— start —

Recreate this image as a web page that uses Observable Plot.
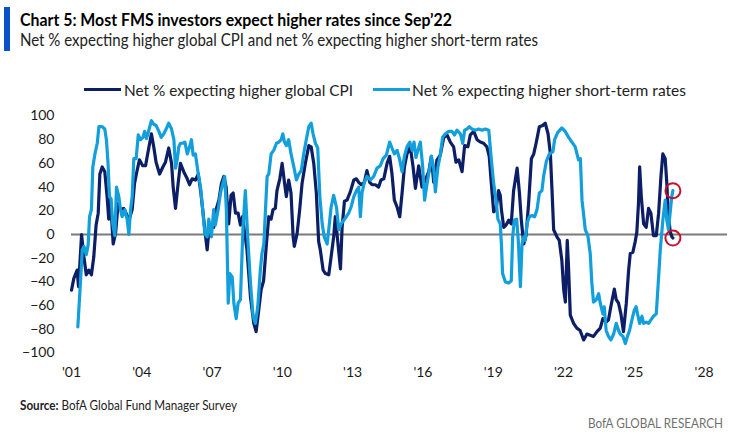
<!DOCTYPE html>
<html><head><meta charset="utf-8">
<script src="https://cdn.jsdelivr.net/npm/d3@7"></script>
<script src="https://cdn.jsdelivr.net/npm/@observablehq/plot@0.6"></script>
<style>
html,body{margin:0;padding:0;background:#fff;}
body{width:740px;height:438px;overflow:hidden;position:relative;font-family:"Lato","Open Sans",sans-serif;color:#111;}
#bar{position:absolute;left:4px;top:7px;width:6px;height:44px;background:#0a52c8;}
.t{position:absolute;white-space:nowrap;transform-origin:0 50%;}
#title{left:20px;top:10px;font-weight:bold;font-size:16.5px;line-height:20px;color:#000;}
#subtitle{left:20px;top:30px;font-size:16.5px;line-height:20px;color:#222;}
.leg{top:80px;height:20px;font-size:16px;line-height:20px;color:#222;}
.sw{position:absolute;top:88px;height:3px;}
#chart{position:absolute;left:0;top:100px;}
#source{left:20px;top:397px;font-size:13px;line-height:16px;color:#222;}
#brand{left:588px;top:415px;font-size:13px;line-height:16px;color:#707070;}
</style></head>
<body>
<div id="bar"></div>
<div class="t" id="title"></div>
<div class="t" id="subtitle"></div>
<div class="sw" id="sw1"></div><div class="t leg" id="leg1"></div>
<div class="sw" id="sw2"></div><div class="t leg" id="leg2"></div>
<div id="chart"></div>
<div class="t" id="source"><b>Source:</b> BofA Global Fund Manager Survey</div>
<div class="t" id="brand">BofA GLOBAL RESEARCH</div>
<script>
const titleText = "Chart 5: Most FMS investors expect higher rates since Sep\u201922";
const subtitleText = "Net % expecting higher global CPI and net % expecting higher short-term rates";
const seriesNames = ["Net % expecting higher global CPI", "Net % expecting higher short-term rates"];
const seriesColors = ["#0c1f66", "#129fdc"];

const xTicks = [2001, 2004, 2007, 2010, 2013, 2016, 2019, 2022, 2025, 2028];
const yTicks = [-100, -80, -60, -40, -20, 0, 20, 40, 60, 80, 100];

// Net % expecting higher global CPI (decimal year, value)
const cpiYears = [2001.00,2001.10,2001.24,2001.30,2001.43,2001.53,2001.63,2001.74,2001.85,2001.95,2002.05,2002.14,2002.21,2002.31,2002.42,2002.52,2002.59,2002.66,2002.78,2002.88,2002.99,2003.09,2003.23,2003.33,2003.45,2003.59,2003.69,2003.80,2003.90,2004.04,2004.16,2004.27,2004.41,2004.51,2004.61,2004.76,2004.90,2005.01,2005.15,2005.27,2005.34,2005.44,2005.55,2005.65,2005.79,2005.94,2006.04,2006.15,2006.29,2006.41,2006.51,2006.60,2006.69,2006.79,2006.89,2006.97,2007.07,2007.17,2007.29,2007.40,2007.50,2007.60,2007.71,2007.81,2007.90,2008.00,2008.11,2008.21,2008.30,2008.36,2008.49,2008.64,2008.78,2008.88,2008.99,2009.09,2009.20,2009.32,2009.42,2009.52,2009.60,2009.70,2009.77,2009.89,2009.99,2010.09,2010.17,2010.27,2010.37,2010.46,2010.51,2010.63,2010.74,2010.84,2010.98,2011.13,2011.23,2011.34,2011.45,2011.55,2011.62,2011.74,2011.84,2011.98,2012.08,2012.19,2012.26,2012.36,2012.48,2012.55,2012.65,2012.76,2012.90,2013.05,2013.16,2013.26,2013.36,2013.50,2013.61,2013.73,2013.83,2013.97,2014.11,2014.21,2014.33,2014.47,2014.58,2014.68,2014.78,2014.90,2015.01,2015.11,2015.21,2015.32,2015.46,2015.58,2015.68,2015.82,2015.96,2016.10,2016.25,2016.36,2016.46,2016.60,2016.74,2016.89,2017.03,2017.17,2017.31,2017.41,2017.53,2017.67,2017.78,2017.92,2018.02,2018.17,2018.31,2018.45,2018.59,2018.73,2018.83,2018.92,2019.02,2019.12,2019.23,2019.30,2019.35,2019.45,2019.55,2019.66,2019.77,2019.87,2020.02,2020.12,2020.20,2020.30,2020.40,2020.51,2020.63,2020.73,2020.83,2020.97,2021.11,2021.22,2021.34,2021.44,2021.51,2021.58,2021.72,2021.82,2021.93,2022.01,2022.08,2022.16,2022.22,2022.29,2022.43,2022.57,2022.71,2022.86,2023.00,2023.14,2023.28,2023.43,2023.57,2023.68,2023.82,2023.92,2024.02,2024.17,2024.25,2024.35,2024.45,2024.56,2024.68,2024.78,2024.85,2024.96,2025.06,2025.13,2025.20,2025.25,2025.32,2025.42,2025.53,2025.63,2025.73,2025.84,2025.96,2026.06,2026.16,2026.24,2026.34,2026.41,2026.48,2026.56,2026.63,2026.67];
const cpiValues = [-47,-37,-30,-44,0,-19,-34,-30,-34,-19,8,18,51,57,53,32,13,30,-8,1,26,21,22,18,12,21,43,54,63,58,58,70,85,74,61,51,57,61,73,60,40,22,43,60,53,47,42,47,46,51,37,21,4,-13,9,8,6,21,29,43,49,40,9,33,35,18,18,8,15,6,-13,-53,-75,-82,-64,-47,-39,-8,15,13,21,22,37,47,60,44,32,46,35,-2,-10,1,21,43,60,75,74,60,35,-6,-13,-30,-33,-34,-19,-2,15,-5,-29,6,28,29,36,46,47,44,42,44,54,44,42,42,40,46,47,60,66,51,29,23,15,35,57,68,74,57,39,58,40,46,53,66,44,63,67,82,84,78,74,61,63,53,75,74,84,87,80,78,77,74,66,43,19,21,37,33,21,6,8,12,9,37,56,35,12,-8,-1,26,64,68,77,91,92,94,85,68,37,4,-2,-5,-22,-47,-57,-5,-30,-68,-75,-79,-81,-89,-84,-85,-86,-82,-79,-71,-74,-72,-61,-46,-55,-58,-67,-82,-58,-30,-16,-15,-6,2,26,57,32,9,6,22,18,-1,-1,18,49,68,64,43,15,2,-2,-3];

// Net % expecting higher short-term rates (decimal year, value)
const rateYears = [2001.27,2001.38,2001.46,2001.53,2001.63,2001.71,2001.77,2001.85,2001.91,2002.00,2002.10,2002.17,2002.31,2002.42,2002.49,2002.56,2002.62,2002.69,2002.76,2002.85,2002.92,2003.02,2003.09,2003.16,2003.28,2003.38,2003.45,2003.52,2003.59,2003.66,2003.76,2003.85,2003.95,2004.05,2004.12,2004.20,2004.30,2004.41,2004.51,2004.61,2004.73,2004.83,2004.94,2005.04,2005.15,2005.27,2005.37,2005.44,2005.51,2005.58,2005.65,2005.75,2005.84,2005.94,2006.04,2006.12,2006.19,2006.29,2006.41,2006.51,2006.60,2006.69,2006.79,2006.86,2006.97,2007.07,2007.14,2007.26,2007.36,2007.46,2007.54,2007.61,2007.69,2007.76,2007.86,2007.93,2008.03,2008.11,2008.21,2008.32,2008.42,2008.52,2008.64,2008.75,2008.85,2008.95,2009.06,2009.13,2009.21,2009.28,2009.35,2009.42,2009.52,2009.63,2009.75,2009.85,2009.95,2010.02,2010.09,2010.17,2010.27,2010.37,2010.49,2010.60,2010.70,2010.81,2010.91,2011.03,2011.13,2011.23,2011.31,2011.41,2011.51,2011.60,2011.70,2011.79,2011.91,2011.98,2012.08,2012.19,2012.31,2012.41,2012.51,2012.62,2012.73,2012.83,2012.93,2013.05,2013.16,2013.26,2013.33,2013.40,2013.50,2013.61,2013.76,2013.90,2014.04,2014.18,2014.30,2014.44,2014.58,2014.68,2014.78,2014.90,2015.01,2015.11,2015.21,2015.32,2015.44,2015.54,2015.62,2015.70,2015.80,2015.89,2015.99,2016.07,2016.17,2016.27,2016.36,2016.46,2016.53,2016.64,2016.74,2016.84,2016.96,2017.10,2017.24,2017.35,2017.45,2017.60,2017.70,2017.78,2017.88,2017.98,2018.09,2018.24,2018.38,2018.52,2018.66,2018.81,2018.92,2019.02,2019.12,2019.20,2019.30,2019.35,2019.40,2019.52,2019.66,2019.77,2019.83,2019.90,2020.00,2020.07,2020.16,2020.23,2020.30,2020.37,2020.44,2020.54,2020.65,2020.77,2020.87,2020.97,2021.08,2021.15,2021.27,2021.40,2021.55,2021.62,2021.75,2021.93,2022.07,2022.22,2022.36,2022.50,2022.64,2022.72,2022.79,2022.93,2023.04,2023.14,2023.21,2023.28,2023.40,2023.50,2023.57,2023.68,2023.74,2023.82,2023.92,2024.02,2024.14,2024.25,2024.35,2024.42,2024.54,2024.64,2024.73,2024.82,2024.92,2025.02,2025.10,2025.16,2025.25,2025.35,2025.42,2025.53,2025.63,2025.73,2025.84,2025.96,2026.06,2026.13,2026.24,2026.34,2026.41,2026.48,2026.55,2026.62,2026.67];
const rateValues = [-78,-41,-13,-10,-17,-9,15,21,57,68,77,91,91,89,80,60,32,30,9,-1,40,32,21,15,21,12,0,21,32,64,64,84,80,82,87,81,88,96,93,92,87,82,85,89,94,89,80,56,63,74,77,77,78,68,74,80,67,68,51,40,21,1,-2,13,-2,21,8,21,35,43,49,21,-58,-33,-36,-58,-71,-58,-55,6,37,-2,-41,-69,-75,-61,-30,-16,-8,21,49,51,68,71,77,78,80,85,78,75,80,68,57,46,51,54,68,81,91,94,85,77,73,32,9,-2,-8,4,23,33,23,4,9,12,15,18,23,32,37,40,15,35,44,49,46,49,56,58,64,67,78,73,68,71,63,53,66,74,78,71,78,65,72,78,57,29,42,54,66,56,36,57,67,82,85,87,87,84,88,85,77,88,89,91,89,88,89,88,89,88,63,43,29,13,9,-8,-33,-40,-41,-39,-2,12,13,-5,-44,-8,-2,-5,9,15,16,15,21,35,37,49,62,68,70,80,86,90,87,82,78,74,63,64,29,4,-1,-16,-41,-57,-55,-50,-58,-67,-61,-81,-86,-89,-84,-75,-81,-84,-86,-92,-86,-81,-72,-64,-61,-67,-75,-69,-75,-74,-75,-72,-69,-67,-36,-13,12,29,12,4,18,32,37];

const FONT = '"Lato","Open Sans",sans-serif';

document.getElementById("title").textContent = titleText;
document.getElementById("subtitle").textContent = subtitleText;
const sw1 = document.getElementById("sw1"), sw2 = document.getElementById("sw2");
const leg1 = document.getElementById("leg1"), leg2 = document.getElementById("leg2");
sw1.style.left = "84px"; sw1.style.width = "37px"; sw1.style.background = seriesColors[0];
leg1.style.left = "124px"; leg1.textContent = seriesNames[0];
sw2.style.left = "373px"; sw2.style.width = "37px"; sw2.style.background = seriesColors[1];
leg2.style.left = "412px"; leg2.textContent = seriesNames[1];

// squeeze text horizontally to match the reference's condensed face
function fit(id, target) {
  const el = document.getElementById(id);
  el.style.transform = "none";
  const w = el.getBoundingClientRect().width;
  if (w > 0) el.style.transform = `scaleX(${target / w})`;
}
fit("title", 432);
fit("subtitle", 518);
fit("leg1", 229);
fit("leg2", 274);
fit("source", 217);
fit("brand", 135);

const cpi = cpiYears.map((x, i) => ({x, y: cpiValues[i]}));
const rates = rateYears.map((x, i) => ({x, y: rateValues[i]}));
const lastPoints = [cpi[cpi.length - 1], rates[rates.length - 1]];

const chart = Plot.plot({
  width: 740,
  height: 290,
  marginLeft: 71,
  marginRight: 13,
  marginTop: 15.5,
  marginBottom: 37.5,
  x: {domain: [2001, 2029]},
  y: {domain: [-100, 100]},
  style: {fontFamily: FONT, fontSize: "14px", color: "#1a1a1a", background: "transparent", overflow: "visible"},
  marks: [
    Plot.axisY({ticks: yTicks, tickSize: 0, tickPadding: 17, label: null, fontSize: 14}),
    Plot.axisX({ticks: xTicks, tickSize: 0, tickPadding: 14, label: null, fontSize: 14, tickFormat: d => "'" + String(d).slice(2)}),
    Plot.ruleY([0], {stroke: "#7a7a7a", strokeWidth: 2}),
    Plot.line(cpi, {x: "x", y: "y", stroke: seriesColors[0], strokeWidth: 3.2, strokeLinejoin: "round"}),
    Plot.line(rates, {x: "x", y: "y", stroke: seriesColors[1], strokeWidth: 3.2, strokeLinejoin: "round"}),
    Plot.dot(lastPoints, {x: "x", y: "y", r: 7.5, stroke: "#c8102e", strokeWidth: 2, fill: "none"})
  ]
});
document.getElementById("chart").appendChild(chart);
</script>
</body></html>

— end —

» **EXERCISE DETAILS**: From the first line of the listing above, repeat every line through the one holding "60, 80, 100];". Both ends count, and pictures stay out.

» **SOLUTION TO THIS TASK**:
Recreate this image as a web page that uses Observable Plot.
<!DOCTYPE html>
<html><head><meta charset="utf-8">
<script src="https://cdn.jsdelivr.net/npm/d3@7"></script>
<script src="https://cdn.jsdelivr.net/npm/@observablehq/plot@0.6"></script>
<style>
html,body{margin:0;padding:0;background:#fff;}
body{width:740px;height:438px;overflow:hidden;position:relative;font-family:"Lato","Open Sans",sans-serif;color:#111;}
#bar{position:absolute;left:4px;top:7px;width:6px;height:44px;background:#0a52c8;}
.t{position:absolute;white-space:nowrap;transform-origin:0 50%;}
#title{left:20px;top:10px;font-weight:bold;font-size:16.5px;line-height:20px;color:#000;}
#subtitle{left:20px;top:30px;font-size:16.5px;line-height:20px;color:#222;}
.leg{top:80px;height:20px;font-size:16px;line-height:20px;color:#222;}
.sw{position:absolute;top:88px;height:3px;}
#chart{position:absolute;left:0;top:100px;}
#source{left:20px;top:397px;font-size:13px;line-height:16px;color:#222;}
#brand{left:588px;top:415px;font-size:13px;line-height:16px;color:#707070;}
</style></head>
<body>
<div id="bar"></div>
<div class="t" id="title"></div>
<div class="t" id="subtitle"></div>
<div class="sw" id="sw1"></div><div class="t leg" id="leg1"></div>
<div class="sw" id="sw2"></div><div class="t leg" id="leg2"></div>
<div id="chart"></div>
<div class="t" id="source"><b>Source:</b> BofA Global Fund Manager Survey</div>
<div class="t" id="brand">BofA GLOBAL RESEARCH</div>
<script>
const titleText = "Chart 5: Most FMS investors expect higher rates since Sep\u201922";
const subtitleText = "Net % expecting higher global CPI and net % expecting higher short-term rates";
const seriesNames = ["Net % expecting higher global CPI", "Net % expecting higher short-term rates"];
const seriesColors = ["#0c1f66", "#129fdc"];

const xTicks = [2001, 2004, 2007, 2010, 2013, 2016, 2019, 2022, 2025, 2028];
const yTicks = [-100, -80, -60, -40, -20, 0, 20, 40, 60, 80, 100];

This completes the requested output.